Правительство считало почему-то, что восстание должно было случиться на следующий день после того, как бабувистов арестовали, - 22 флореаля. Именно так было объявлено народу{508}. Когда на допросе Бабёфа спросили, верно ли это число, он ответил, что назначение даты не было в его компетенции: он-де всего лишь работал пропагандистом при группировке, а в подробности ее планов посвящен не был{509}. Здесь Бабёф проговорился о структуре своего предприятия: ведь, как мы видели, среди «равных» действительно были люди, занимавшиеся агитацией, толком не понимая, что они делают. Среди этих рядовых, не очень информированных и не очень терпеливых сторонников заговора могли распространяться разнообразные лож- ные слухи о заветной дате, которая, очевидно, еще не была определена: хотя бабувисты к моменту разоблачения и ощущали необходимость ускорения развязки, но еще не чувствовали себя готовыми к выступлению.
С тем, как должно было происходить это выступление, ясности все-таки больше: сохранилась инструкция, которая должна была быть датирована, снабжена фамилиями назначенных командиров разных уровней и разослана накануне заветного дня. С наступлением следующего рассвета агентам следовало бить в набат во всех секциях своего округа (хотя некоторые из них жаловались на отсутствие колоколов), выводить людей на улицу и формировать из них отряды под командованием самых лучших патриотов, выбранных штабом из списков, отправленных агентом. Первым делом эти отряды должны были захватить оружейные и продуктовые склады, затем реквизировать лошадей, мулов и повозки. С самого начала новой революции агентам следовало начать распространять экземпляры «Акта о восстании», а также ложные слухи о бегстве правительства и бунте в военных частях под Парижем. Когда же эти части действительно поднимутся и смешаются с народом, женщины наденут им на головы гражданские венки, заготовленные заранее (по крайней мере, у Казена и Моруа эти венки уже были в наличии и хранились дома{510}).

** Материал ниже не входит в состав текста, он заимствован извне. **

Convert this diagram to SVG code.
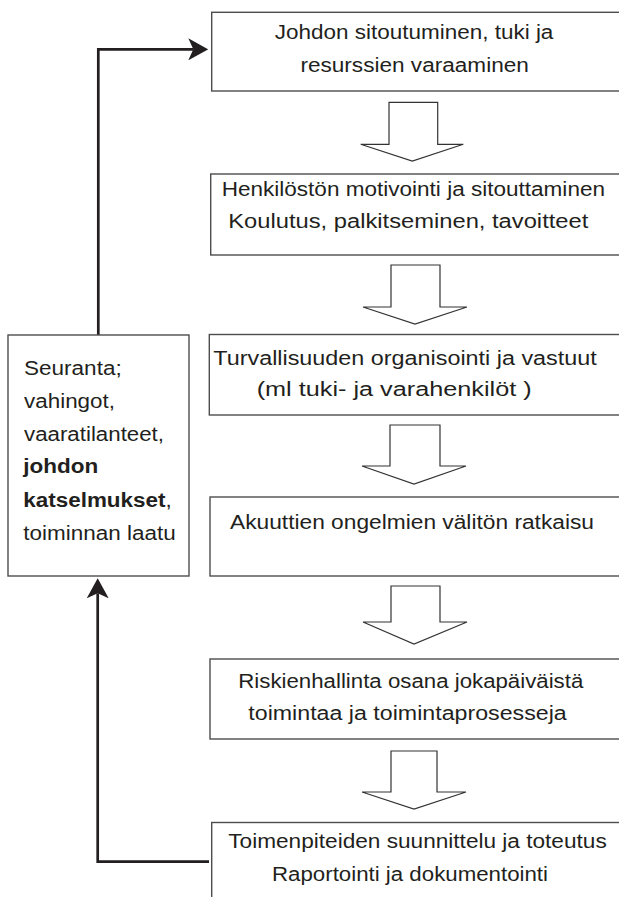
<svg xmlns="http://www.w3.org/2000/svg" width="619" height="897" viewBox="0 0 619 897">
<style>
.box{fill:#fff;stroke:#4d4d4d;stroke-width:1.4}
.harrow{fill:#fff;stroke:#333;stroke-width:1.2;stroke-linejoin:miter}
.conn{fill:none;stroke:#231f20;stroke-width:2.7}
text{font-family:"Liberation Sans",Arial,sans-serif;font-size:20px;fill:#231f20}
.b{font-weight:bold}
</style>
<defs>
<marker id="ah" viewBox="0 0 20 22" refX="5" refY="11" markerWidth="20" markerHeight="22" markerUnits="userSpaceOnUse" orient="auto">
<path d="M0,0 L20,11 L0,22 L5,11 z" fill="#231f20"/>
</marker>
</defs>
<rect width="619" height="897" fill="#fff"/>
<g id="connectors">
<path class="conn" d="M98.3,335 V49.3 H193.3" marker-end="url(#ah)"/>
<path class="conn" d="M209,861.7 H97.7 V593.3" marker-end="url(#ah)"/>
<path class="harrow" d="M389,102.3 H437.7 V144.3 H463.3 L412.3,161 L360.7,144.3 H389 Z"/>
<path class="harrow" d="M391,265 H440 V307 H467 L415,324 L363,307 H391 Z"/>
<path class="harrow" d="M390,425 H440 V466 H466 L414,484 L362,466 H390 Z"/>
<path class="harrow" d="M391,586 H440 V622 H467 L414,644 L363,622 H391 Z"/>
<path class="harrow" d="M391,751 H437 V792 H466 L414,809 L362,792 H391 Z"/>
</g>
<g id="n1">
<rect class="box" x="211.7" y="12.3" width="412" height="78.7"/>
<text x="274.7" y="39.3" textLength="278.7" lengthAdjust="spacingAndGlyphs">Johdon sitoutuminen, tuki ja</text>
<text x="300.4" y="71.5" textLength="228.5" lengthAdjust="spacingAndGlyphs">resurssien varaaminen</text>
</g>
<g id="n2">
<rect class="box" x="210.7" y="174" width="413" height="81"/>
<text x="221.7" y="196" textLength="383.3" lengthAdjust="spacingAndGlyphs">Henkilöstön motivointi ja sitouttaminen</text>
<text x="228.3" y="228.3" textLength="360" lengthAdjust="spacingAndGlyphs">Koulutus, palkitseminen, tavoitteet</text>
</g>
<g id="n3">
<rect class="box" x="209.3" y="334.5" width="414" height="80.5"/>
<text x="213.3" y="365" textLength="383.4" lengthAdjust="spacingAndGlyphs">Turvallisuuden organisointi ja vastuut</text>
<text x="256.7" y="395.5" textLength="275" lengthAdjust="spacingAndGlyphs">(ml tuki- ja varahenkilöt )</text>
</g>
<g id="n4">
<rect class="box" x="210" y="497" width="414" height="79"/>
<text x="230" y="529" textLength="364" lengthAdjust="spacingAndGlyphs">Akuuttien ongelmien välitön ratkaisu</text>
</g>
<g id="n5">
<rect class="box" x="210" y="659" width="414" height="80"/>
<text x="238.3" y="688" textLength="345" lengthAdjust="spacingAndGlyphs">Riskienhallinta osana jokapäiväistä</text>
<text x="248.3" y="720" textLength="318.4" lengthAdjust="spacingAndGlyphs">toimintaa ja toimintaprosesseja</text>
</g>
<g id="n6">
<rect class="box" x="211.7" y="822.5" width="412" height="90"/>
<text x="228.3" y="848" textLength="378.4" lengthAdjust="spacingAndGlyphs">Toimenpiteiden suunnittelu ja toteutus</text>
<text x="272" y="880.5" textLength="276" lengthAdjust="spacingAndGlyphs">Raportointi ja dokumentointi</text>
</g>
<g id="n7">
<rect class="box" x="8" y="335" width="181" height="241"/>
<text x="24" y="375" textLength="97.7" lengthAdjust="spacingAndGlyphs">Seuranta;</text>
<text x="24" y="408" textLength="91" lengthAdjust="spacingAndGlyphs">vahingot,</text>
<text x="24" y="440.7" textLength="140" lengthAdjust="spacingAndGlyphs">vaaratilanteet,</text>
<text x="23.3" y="473.3" class="b" textLength="75" lengthAdjust="spacingAndGlyphs">johdon</text>
<text x="23.3" y="506.7" textLength="148.4" lengthAdjust="spacingAndGlyphs"><tspan class="b">katselmukset</tspan>,</text>
<text x="23.3" y="540" textLength="152.4" lengthAdjust="spacingAndGlyphs">toiminnan laatu</text>
</g>
</svg>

Как мы видим, бабувисты (наравне с остальными революционерами XVIII в.) тяготели к некоторой театральности: в частности, рекомендовалось, чтобы перед отрядами выступали трубачи{511}.
Сформированные в секциях отряды поступали в распоряжение командиров, назначенных Тайной директорией, которые следовали бы планам, выработанным ею и Военным комитетом. У нас есть наброски к этому плану, датированные 20 флореаля, днем накануне ареста: видимо, они были сделаны на последнем совместном заседании. Они состоят отчасти из идей и донесений агентов, отчасти из планов генерала Ганье, отчасти из разработок самого руководства заговора.
Первым делом восставшим следовало овладеть крупнейшими оружейными складами, которые располагались в Гренельском лагере и в Медоне (туда переместили ресурсы из Арсенала). Ганье предложил сделать это с помощью хитрости: переодеть своих людей в военную форму и предъявить фальшивый приказ о сдаче поста{512}. Также предполагалось захватить другие склады, казну, монетный двор, почту{513}, телеграфные вышки{514} (имеется в виду оптический телеграф Шаппа), мосты и высоты Монмартра, чтобы поставить Париж под контроль{515}. Городские заставы, также захваченные, были бы закрыты; вход и выход были бы возможны лишь по специальным пропускам, которые также были уже заготовлены{516}. Разумеется, надо было овладеть и Люксембургским дворцом, и домами министров и депутатов и захватить в плен их самих. Для реализации последней цели заговорщики добыли информацию (правда, не факт, что правдивую) о том, где любят собираться и проводить время ненавидимые ими правители. Если кто-то из депутатов или других представителей власти появился бы на улице в костюме или попытался бы приказывать народу, его надлежало немедля убить. Особое внимание уделялось тому, чтобы перерезать пути сообщения между властями; именно для этого надо было перекрыть мосты между районами Люксембурга и Тюильри и другими частями города. В то же время был план организовать плавучий мост в районе Ботанического сада, чтобы обеспечить связь между главными санкюлотскими предместьями - Марсо и Антуан{517}.